- Exercise data
# # # # #

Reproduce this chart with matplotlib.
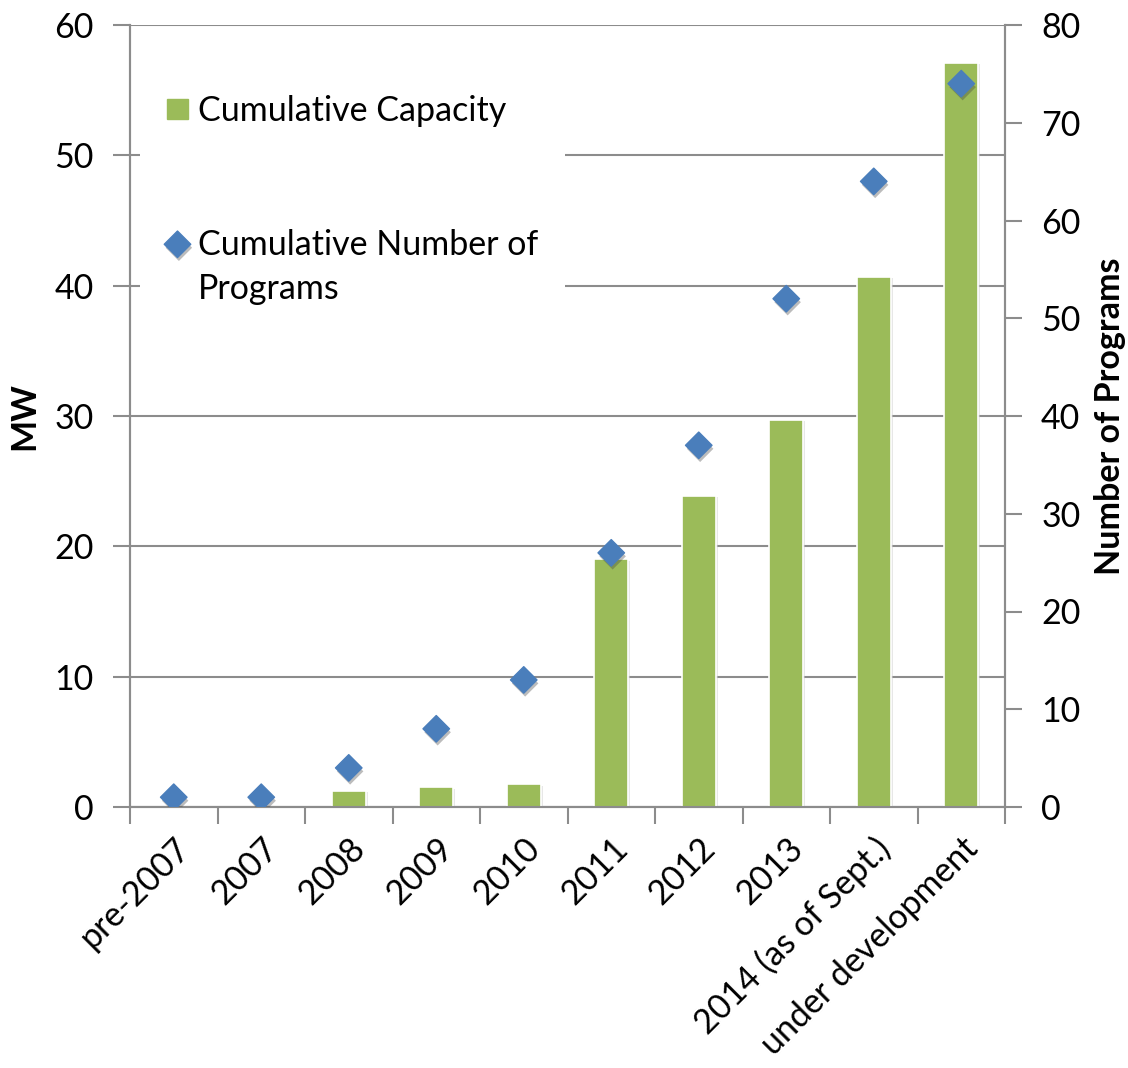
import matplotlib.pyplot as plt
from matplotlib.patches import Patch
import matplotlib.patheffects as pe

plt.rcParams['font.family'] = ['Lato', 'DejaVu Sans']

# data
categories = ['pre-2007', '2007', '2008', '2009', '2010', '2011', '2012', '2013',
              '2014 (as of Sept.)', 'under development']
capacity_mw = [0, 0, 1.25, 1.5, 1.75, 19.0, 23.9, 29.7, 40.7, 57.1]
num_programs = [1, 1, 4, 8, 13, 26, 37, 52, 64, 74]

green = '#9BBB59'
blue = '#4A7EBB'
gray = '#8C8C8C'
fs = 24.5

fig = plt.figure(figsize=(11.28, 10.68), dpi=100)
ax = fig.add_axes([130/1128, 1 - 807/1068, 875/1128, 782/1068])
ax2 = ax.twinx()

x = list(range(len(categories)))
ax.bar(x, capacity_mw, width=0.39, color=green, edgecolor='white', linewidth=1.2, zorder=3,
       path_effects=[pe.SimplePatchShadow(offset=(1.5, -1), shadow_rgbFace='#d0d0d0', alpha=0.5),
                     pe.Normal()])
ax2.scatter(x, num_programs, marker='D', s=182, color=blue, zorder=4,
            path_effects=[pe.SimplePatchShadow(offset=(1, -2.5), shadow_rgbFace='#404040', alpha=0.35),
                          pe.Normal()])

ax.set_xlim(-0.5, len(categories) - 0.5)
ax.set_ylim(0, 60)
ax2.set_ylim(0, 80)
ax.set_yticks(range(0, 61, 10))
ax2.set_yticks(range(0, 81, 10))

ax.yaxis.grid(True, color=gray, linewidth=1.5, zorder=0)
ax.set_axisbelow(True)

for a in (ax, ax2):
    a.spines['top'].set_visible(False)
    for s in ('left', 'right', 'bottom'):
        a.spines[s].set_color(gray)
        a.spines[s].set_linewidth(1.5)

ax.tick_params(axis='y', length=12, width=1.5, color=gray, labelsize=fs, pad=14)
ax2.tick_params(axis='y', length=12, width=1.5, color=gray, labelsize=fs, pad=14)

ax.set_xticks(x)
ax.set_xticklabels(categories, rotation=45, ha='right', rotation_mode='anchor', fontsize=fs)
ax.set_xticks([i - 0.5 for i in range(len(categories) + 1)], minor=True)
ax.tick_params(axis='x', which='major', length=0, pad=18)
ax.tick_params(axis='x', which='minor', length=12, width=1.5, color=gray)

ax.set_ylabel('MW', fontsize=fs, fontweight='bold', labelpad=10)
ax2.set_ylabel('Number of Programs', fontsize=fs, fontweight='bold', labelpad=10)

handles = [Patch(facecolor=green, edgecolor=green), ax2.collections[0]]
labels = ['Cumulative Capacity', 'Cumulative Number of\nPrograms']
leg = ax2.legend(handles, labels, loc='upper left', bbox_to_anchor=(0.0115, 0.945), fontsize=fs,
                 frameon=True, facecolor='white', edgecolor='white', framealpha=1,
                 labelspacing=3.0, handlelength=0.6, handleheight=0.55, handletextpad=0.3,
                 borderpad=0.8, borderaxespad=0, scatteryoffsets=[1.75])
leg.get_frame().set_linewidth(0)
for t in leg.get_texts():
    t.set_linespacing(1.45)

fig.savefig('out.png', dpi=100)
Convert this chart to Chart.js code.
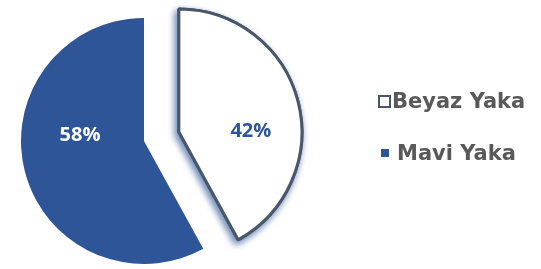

# # # # #

- What to produce
Up to and including the line with "ax2 = ax.twinx()", copy the data above from its first line. Skip pictures.

- Correct result
Reproduce this chart with matplotlib.
import matplotlib.pyplot as plt
from matplotlib.patches import Patch
import matplotlib.patheffects as pe

plt.rcParams['font.family'] = ['Lato', 'DejaVu Sans']

# data
categories = ['pre-2007', '2007', '2008', '2009', '2010', '2011', '2012', '2013',
              '2014 (as of Sept.)', 'under development']
capacity_mw = [0, 0, 1.25, 1.5, 1.75, 19.0, 23.9, 29.7, 40.7, 57.1]
num_programs = [1, 1, 4, 8, 13, 26, 37, 52, 64, 74]

green = '#9BBB59'
blue = '#4A7EBB'
gray = '#8C8C8C'
fs = 24.5

fig = plt.figure(figsize=(11.28, 10.68), dpi=100)
ax = fig.add_axes([130/1128, 1 - 807/1068, 875/1128, 782/1068])
ax2 = ax.twinx()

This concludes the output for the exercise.